The world of data collection is fraught with potential pitfalls: inconsistent sampling, poor survey design, skewed data collection, sub-ideal respondents, methodological changes, human error, and more. While consistent and sound research design is foundational to mitigate these problems, backend systems must also be employed to identify and correct for unforeseen anomalies. Volatile swings in aggregate behaviors and attitudes are not common; when they are observed in data, organizations need the peace of mind that they are seeing an accurate reflection of the environment being measured -- not issues with data quality. Make it a priority to ensure your data providers routinely examine anomalies and take the necessary steps to ensure a truthful reflection of reality. And don’t just take their word for it – ask if they’re regularly audited to ensure their practices are indeed what they say+.

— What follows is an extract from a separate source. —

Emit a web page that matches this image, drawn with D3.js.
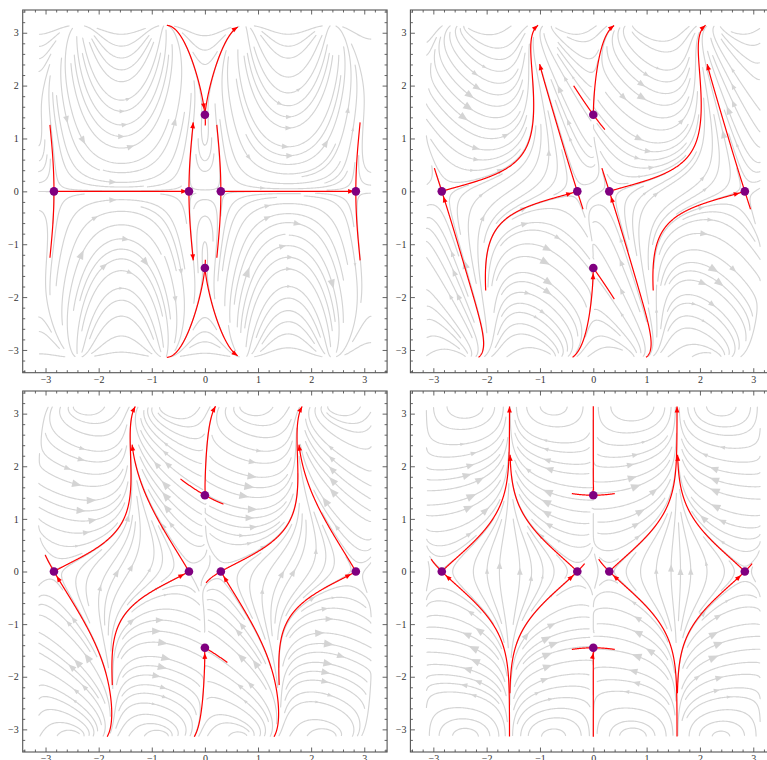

Now more than ever, there is no lack of available data – which can be overwhelming and often conflicting. By asking the 5 questions above, however, organizations can protect themselves from getting burned and instead enjoy the rewards of data-driven decision making.
At MRI-Simmons, we understand that achieving a reliable dataset doesn’t happen overnight. It takes years and even decades of experience to be able to benchmark the consumption of over 6,500 products and services, across roughly 600 categories. Our team of seasoned professionals has the flexibility to shift methods and content when appropriate, all the while maintaining transparency and above all, accuracy.
+MRI’s Survey of the American Consumer has held MRC accreditation since 1998. The MRC assures that audience measurement services are valid, reliable, and effective. As part of its annual accreditation process, the MRC conducts rigorous audits of MRI’s methodology, fieldwork, analytics, and data handling systems.